Maybe this is a silly thing to think and worry about as an educator, but it is something I wrestle with every morning. I never really paid much attention to it in my other jobs, but I now stare at myself in the mirror each morning with this question: What do I wear to school?
It sounds like something a 5-year-old would ask (I don’t believe my tone is quite as whiny), but I really do fret about this every day. Even now, working in a university setting, I spend a good deal of time deciding on my appearance before leaving the house each morning.
This indecision dates back to my first year of teaching in an elementary school a few years ago and continues to this day in my work at a university. My wife and I were fresh out of the Peace Corps, and I was pretty laid-back about the clothes I wore to school every day. A typical outfit would involve khakis and some sort of untucked polo shirt. Not nearly as dressed-down as I was for my volunteer experience in the Philippines, but not the best I could do. I think subconsciously I was trying to go for the I-just-returned-from-Peace-Corps-and-don’t-want-(or-know-how)-to-dress-professional look. Judging from pictures of that year, I hit that look spot on. The following year was more of the same, with a couple of haircuts thrown in. Then something shifted. It started with a simple bet I made with myself: Could I wear a tie every day to school for a month?
I teach in rural New Mexico. Unfortunately, the state ranks toward the bottom of the nation in personal income and toward the top in poor health habits and alcohol use. In this high-poverty area, even a teacher like me wearing a $6.99 discount-store tie is a pretty unusual sight. I definitely stood out. By the end of the first week, my 5th graders were asking me why I was so dressy, and one teacher scoffed, “Isn’t that a bit much for here?”
Was I supposed to conform to the prevailing culture and dress more like my co-workers?"
For better or worse, regardless of the comments, I stuck to my bet for a month and ended up really liking wearing a tie to school. I felt more professional. I felt more important. I felt like my students felt like they were more important. I decided to continue my bet for the entire year.
My male principal occasionally tossed on a bolo, which fit the school’s style quite well. Seeing this made me think a lot about what I was doing and gave me incentive to stick with it. Yet the comment from that one teacher ate at me. What did families and the other teachers think of me? Was it too much? Was I supposed to conform to the prevailing culture and dress more like my co-workers, even if sometimes I felt like they were too dressed-down for our profession? I began to focus more on how other people dressed and how I looked in contrast.
Then in the middle of the school year, my students and I had a surprise that convinced me to go all double-Windsor every time I entered a classroom.

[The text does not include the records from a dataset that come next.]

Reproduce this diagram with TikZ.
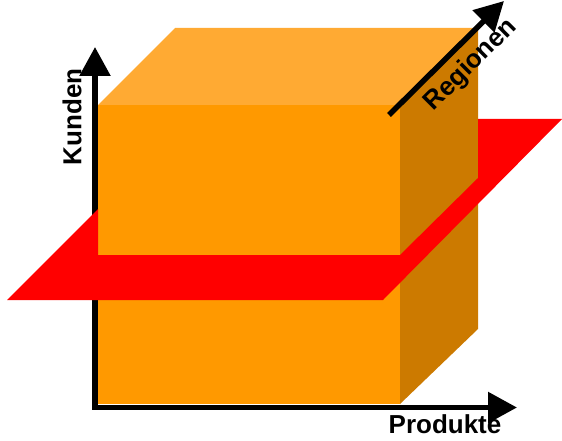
\documentclass[tikz,border=0pt]{standalone}
\usepackage{fontspec}
\setmainfont{Liberation Sans}
\usetikzlibrary{arrows.meta}
\definecolor{cubefront}{HTML}{FF9900}
\definecolor{cubetop}{HTML}{FFAA33}
\definecolor{cubeside}{HTML}{CC7A00}
\definecolor{slice}{HTML}{FF0000}

\begin{document}
\begin{tikzpicture}[x=1pt, y=1pt,
  axisline/.style={line width=5.5pt, black, line join=miter},
  axislabel/.style={font=\fontsize{26}{30}\selectfont\bfseries, inner sep=0pt}]
  \useasboundingbox (0,0) rectangle (562,440);

  % Cube
  \fill[cubefront] (98,36) rectangle (400,335);
  \fill[cubetop] (98,335) -- (175,412) -- (478,412) -- (400,335) -- cycle;
  \fill[cubeside] (400,335) -- (478,412) -- (478,111) -- (400,36) -- cycle;

  % Axes
  \coordinate (origin) at (95,32.5);
  \coordinate (kundenTip) at (95,393);
  \coordinate (produkteTip) at (517,32.5);
  \draw[axisline, {Triangle[length=29pt, width=30pt]}-{Triangle[length=29pt, width=30pt]}]
    (kundenTip) -- (origin) -- (produkteTip);

  % Slice
  \fill[slice] (7,140) -- (383,140) -- (562,321) -- (478,321) -- (478,262)
    -- (400,185) -- (98,185) -- (98,231) -- cycle;

  % Third axis
  \coordinate (regionenStart) at (389,325);
  \coordinate (regionenTip) at (504,439);
  \draw[axisline, -{Triangle[length=29pt, width=30pt]}] (regionenStart) -- (regionenTip);

  % Labels
  \node[axislabel, rotate=90] (kunden) at (72,323) {Kunden};
  \node[axislabel] (produkte) at (445,15.5) {Produkte};
  \node[axislabel, rotate=45] (regionen) at (471,375) {Regionen};
\end{tikzpicture}
\end{document}
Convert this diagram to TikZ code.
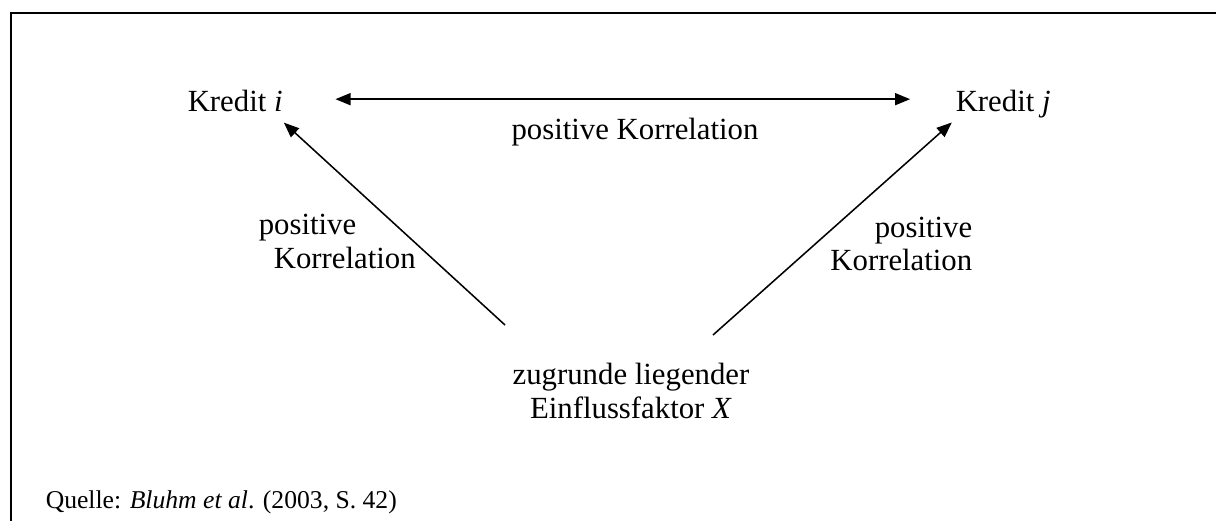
\documentclass[tikz,border=0pt]{standalone}
\usepackage{fontspec}
\setmainfont{Liberation Serif}
\usepackage{tikz}
\usetikzlibrary{arrows.meta,positioning}

\begin{document}
\begin{tikzpicture}[x=0.39pt,y=-0.39pt,line width=0.6pt,>={Triangle[length=5.9pt,width=4.7pt]}]
        \fontsize{12}{13}\selectfont
        \tikzstyle{kredit_node}=[inner sep=0pt,text height=10pt,text depth=0pt,anchor=base west]
        \tikzstyle{label_node}=[inner sep=0pt,anchor=base west]
        \useasboundingbox (0,0) rectangle (1216,521);
        % frame
        \draw[line width=0.65pt] (11,521) -- (11,13) -- (1216,13);

        \node[kredit_node]  (kredit_i) at (187,112)  {Kredit \textit{i}};
        \node[kredit_node]  (kredit_j) at (955,112)  {Kredit \textit{j}};
        \node[label_node,anchor=base]  (korr_top) at (635,140)  {positive Korrelation};

        % base anchor = baseline of the last line
        \node[label_node,align=left]  (korr_left) at (258,268)  {positive\\\hspace{5.9pt}Korrelation};
        \node[label_node,anchor=base east,align=right]  (korr_right) at (973,271)  {positive\\Korrelation\hspace{3.9pt}};

        \node[label_node,anchor=base,align=center]  (faktor) at (631,418)  {zugrunde liegender\\Einflussfaktor \textit{X}};
        \node[label_node,font=\fontsize{10}{12}\selectfont]  (quelle) at (45,508)  {Quelle: \textit{Bluhm et al}. (2003, S. 42)};

        \coordinate (src_left) at (505,325);
        \coordinate (src_right) at (713,335);

    \path[<->,shorten <=20.3pt,shorten >=17.5pt]
    (kredit_i.east) edge  node {}  (kredit_j.west);
    \path[->,shorten >=5.7pt]
    (src_left) edge  node {}  ([xshift=-4pt]kredit_i.south east)
    (src_right) edge  node {}  ([xshift=3pt]kredit_j.south west);

    \end{tikzpicture}
\end{document}
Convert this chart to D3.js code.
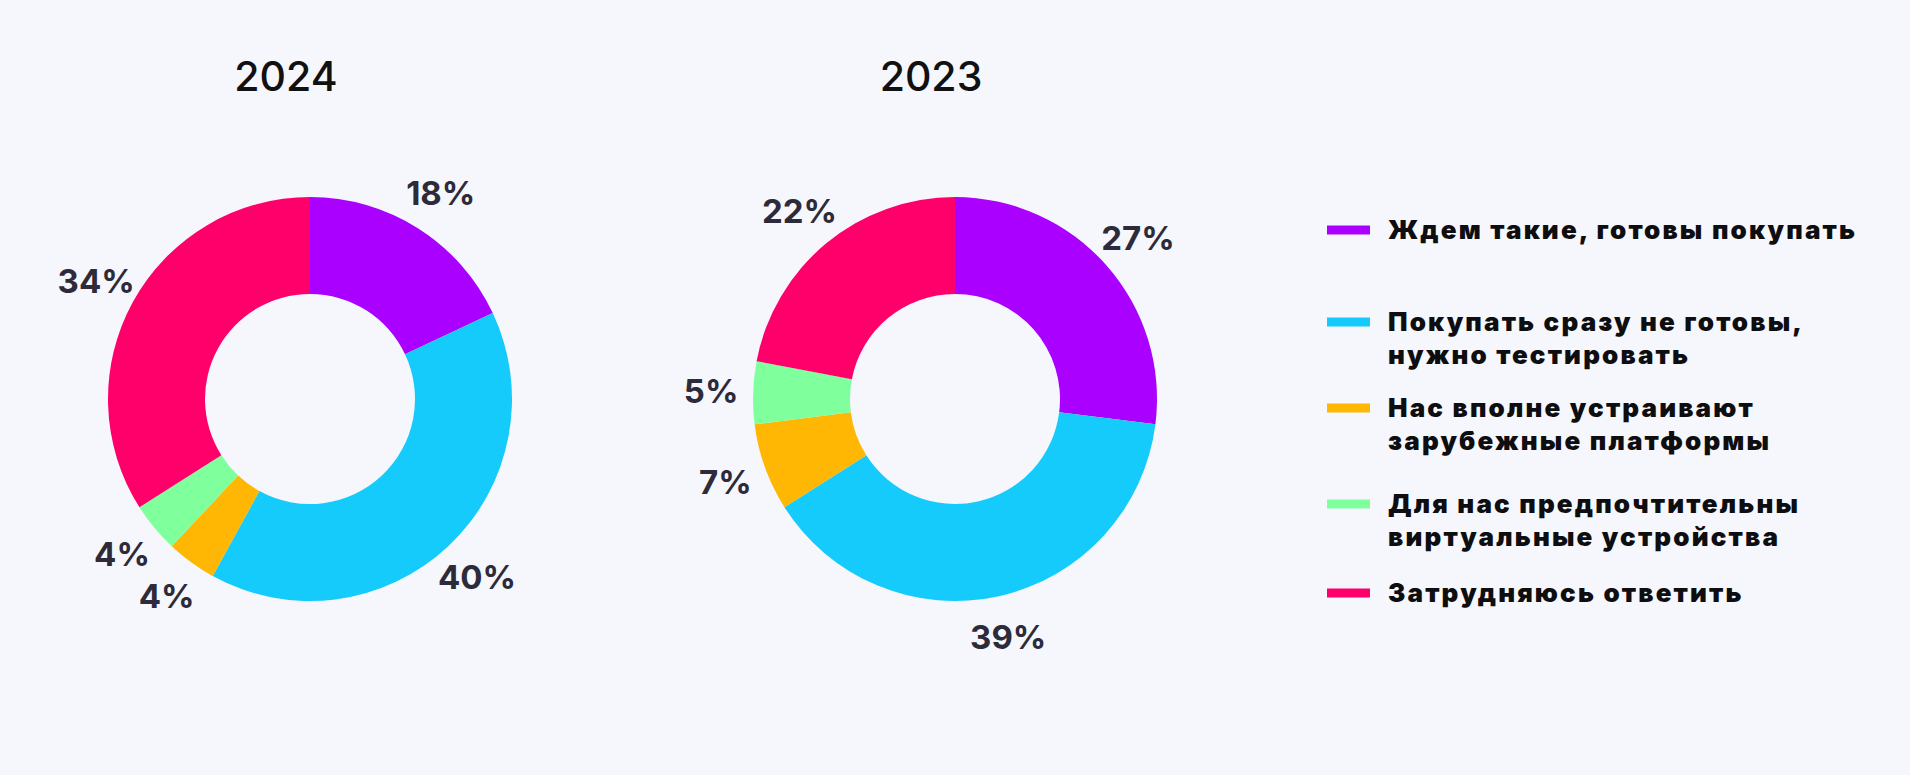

My 5th graders wrote letters to provoke meaningful change in the world. Many students decided to write to President Barack Obama asking him to take seriously the problems of bullying in schools and alcohol abuse among preteens—both of which are major problems in our area. Though I was a Negative Nelly and told them they would have a better chance of getting a response from a local official, the White House responded. We received a letter from Washington, and I was stunned to receive a voice mail from the White House as well, informing me that if the president were in our area, he would love to stop by and see us.
This got me thinking. What if the president really did decide to come to our school? How would that change the way people dressed? I believe everyone would be dressed to the nines because, well, that is what people usually do when a world leader visits. I know I would. I would be sure to wear a tie if the president were visiting.
If I wore a tie for an important person like the president of the United States but not for my students, what kind of message would that send? If I did not wear a tie, did that mean they were unimportant? I don’t know if my students would ever reach that conclusion, but I felt like it was implied somehow. We dress up for important people and events. We dress up for presidents. My students are important. Every day of school is important, as important as if the president were visiting.
While I am not proselytizing that every staff member in a school building dress up, I do feel that students need to know they matter. So I wear a tie. I shine my shoes. I get haircuts. I try to reflect their value by what I wear, how I speak, and how I behave. When I enter a classroom, I think about how I look because I want my students to know they are important, as important as a president.